Introduction

Lorsqu’on est spectateur d’un film, que voit-on, qu’entend-on ? Le film tel que l’ont voulu initialement celles et ceux qui l’ont fait ? Une version révisée par son auteur plusieurs années après sa première exploitation ? Une autre manipulée par les producteurs ou les censeurs ? Qu’ont regardé et écouté les premiers spectateurs italiens de Citizen Kane, dont l’intégralité de la musique originale de Bernard Herrmann avait été remplacée dans la version doublée en Italie ? Et aujourd’hui, quand un film sort simultanément dans le monde entier, les spectateurs reçoivent-ils tous les mêmes images et les mêmes sons ?

Ces questions lancées pêle-mêle révèlent la nature protéiforme qui caractérise « un » film. L’article indéfini peut aussi bien être remplacé par le défini : suis-je certain que « le » film que je viens de voir n’existe que sous une seule et unique forme ? Les exemples sont légion de films aux versions plurielles, souvent toutes aussi légitimes les unes que les autres, disponibles simultanément ou se succédant au fil du temps, chacune oblitérant la précédente à la manière d’un palimpseste.

Au même titre que les versions remontées, réduites, allongées ou restaurées, les versions doublées et sous-titrées ne sont pas les moindres avatars de la nature multiple d’un film. Le doublage et le sous-titrage transforment un film qui n’est alors plus tout à fait identique à celui que voient et entendent les spectateurs qui en comprennent la langue. Il n’en est pas nécessairement amoindri, mais il devient différent, dans des proportions variables. En outre, la réception critique et publique des films étrangers est très fortement conditionnée par la nature des versions doublées et sous-titrées, fait bien souvent oublié.

Ces réflexions sur la multiplicité du film constituent le fil conducteur de ce numéro. Un entretien avec les auteurs du doublage et du sous-titrage de The Grandmaster souligne ainsi la variété des versions de ce film en fonction du lieu et du moment de sa présentation au public. La pratique du refilmage des inserts de textes dans les versions doublées en est un autre exemple, de même que la manipulation idéologique des films d’Ingmar Bergman par le doublage dans l’Espagne franquiste.

L’analyse de versions si multiples est parfois rendue difficile par l’accès aux copies et à l’imprécision, voire à l’absence, de leur identification. La situation est particulièrement criante dans le cas des versions doublées éditées en DVD : le plus souvent, seule la bande son doublée est disponible, l’image restant celle de la version originale. Impossible alors de connaître les créateurs du doublage puisque le générique mentionnant leurs noms, quand il existe, ne figure pas dans les images de la VO. Les versions sous-titrées ne sont guère mieux considérées.

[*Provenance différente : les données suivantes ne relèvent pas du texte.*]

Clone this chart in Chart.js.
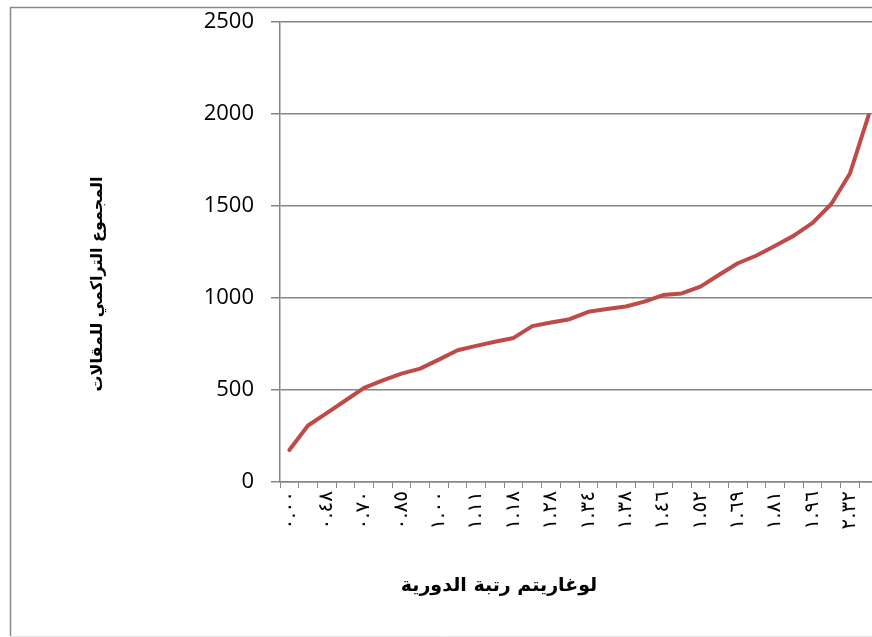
<!DOCTYPE html>
<html><head><meta charset="utf-8">
<script src="https://cdn.jsdelivr.net/npm/chart.js@4"></script>
<style>
html,body{margin:0;padding:0;overflow:hidden;background:#fff;width:872px;height:637px}
#wrap{position:absolute;left:0;top:0;width:880px;height:637px}
</style></head>
<body><div id="wrap"><canvas id="c" width="880" height="637"></canvas></div>
<script>
// log of journal rank (category labels, Arabic-Indic digits)
const categories = [
  '٠.٠٠','٠.٣٠','٠.٤٨','٠.٦٠','٠.٧٠','٠.٧٨','٠.٨٥','٠.٩٥',
  '١.٠٠','١.٠٤','١.١١','١.١٥','١.١٨','١.٢٣','١.٢٨','١.٣٠',
  '١.٣٤','١.٣٦','١.٣٨','١.٤٣','١.٤٦','١.٤٩','١.٥٢','١.٦٠',
  '١.٦٩','١.٧٥','١.٨١','١.٨٩','١.٩٦','٢.٠٩','٢.٣٢','٢.٤٧'
];
// cumulative number of articles
const cumulativeArticles = [
  174, 307, 374, 443, 512, 552, 589, 616,
  665, 716, 740, 762, 783, 847, 867, 885,
  925, 940, 954, 980, 1016, 1025, 1062, 1126,
  1189, 1231, 1284, 1339, 1408, 1511, 1677, 1994
];
const yMin = 0, yMax = 2500, yStep = 500;
const xTitle = 'لوغاريتم رتبة الدورية';
const yTitle = 'المجموع التراكمي للمقالات';

const frame = {
  id: 'frame',
  beforeDraw(chart) {
    const ctx = chart.ctx;
    ctx.letterSpacing = '0px';
    ctx.save();
    ctx.fillStyle = '#fff';
    ctx.fillRect(0, 0, chart.width, chart.height);
    ctx.strokeStyle = '#8a8a8a';
    ctx.lineWidth = 1.5;
    ctx.beginPath();
    ctx.moveTo(10.5, 636);
    ctx.lineTo(10.5, 7.5);
    ctx.lineTo(chart.width, 7.5);
    ctx.stroke();
    ctx.strokeStyle = '#e6e6e6';
    ctx.lineWidth = 1;
    ctx.beginPath();
    ctx.moveTo(10.5, 636.5);
    ctx.lineTo(chart.width, 636.5);
    ctx.stroke();
    ctx.restore();
  },
  afterDatasetsDraw(chart) {
    // x tick labels are drawn after this (z: 1): spread the digits like the original
    chart.ctx.letterSpacing = '5px';
  },
  afterDraw(chart) {
    const ctx = chart.ctx;
    ctx.letterSpacing = '0px';
    ctx.save();
    ctx.fillStyle = '#000';
    ctx.textAlign = 'center';
    ctx.textBaseline = 'middle';
    ctx.font = 'bold 19px "DejaVu Sans", Arial, sans-serif';
    ctx.fillText(xTitle, 499, 586);
    ctx.translate(98, 284);
    ctx.rotate(-Math.PI / 2);
    ctx.font = 'bold 16px "DejaVu Sans", Arial, sans-serif';
    ctx.fillText(yTitle, 0, 0);
    ctx.restore();
  }
};

new Chart(document.getElementById('c'), {
  type: 'line',
  data: {
    labels: categories,
    datasets: [{
      data: cumulativeArticles,
      borderColor: '#BE4B48',
      borderWidth: 4,
      pointRadius: 0,
      tension: 0,
      fill: false,
      borderJoinStyle: 'round',
      borderCapStyle: 'round'
    }]
  },
  options: {
    responsive: false,
    animation: false,
    devicePixelRatio: 1,
    layout: { padding: { top: 22, right: 2, bottom: 0, left: 0 } },
    plugins: { legend: { display: false }, tooltip: { enabled: false } },
    scales: {
      x: {
        type: 'category',
        offset: true,
        grid: { offset: true, drawOnChartArea: false, drawTicks: true, tickLength: 6, color: '#868686', lineWidth: 1 },
        border: { color: '#868686', width: 1.5 },
        ticks: {
          autoSkip: false, maxRotation: 90, minRotation: 90, padding: 3, z: 1,
          color: '#000', font: { family: '"DejaVu Sans"', size: 20 },
          callback: (v, i) => (i % 2 === 0 ? categories[i] : '')
        },
        afterFit: s => { s.height = 155; s.paddingLeft = 0; s.paddingRight = 0; }
      },
      y: {
        min: yMin, max: yMax,
        grid: { color: '#868686', lineWidth: 1.5, tickLength: 9, drawTicks: true },
        border: { color: '#868686', width: 1.5 },
        ticks: {
          stepSize: yStep, padding: 17, color: '#000',
          font: { family: '"Open Sans"', size: 22 },
          callback: v => String(v)
        },
        afterFit: s => { s.width = 280; s.paddingTop = 0; s.paddingBottom = 0; }
      }
    }
  },
  plugins: [frame]
});
</script>
</body></html>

La consultation de copies doublées et sous-titrées conservées dans les cinémathèques et archives du film pose les mêmes difficultés. S’il est généralement possible de savoir si tel film est conservé dans une version doublée ou sous-titrée, des informations supplémentaires, comme les noms des adaptateurs, directeurs artistiques, comédiens, studios de doublage et laboratoires de sous-titrage sont, le plus souvent, manquantes.

Une collaboration entre adaptateurs, chercheurs, archivistes et conservateurs, mais aussi distributeurs et responsables d’entreprises de doublage et de sous-titrage paraît nécessaire et urgente, si l’on veut pouvoir répondre clairement à la question « que voit-on, qu’entend-on ? » quand on est spectateur d’un film.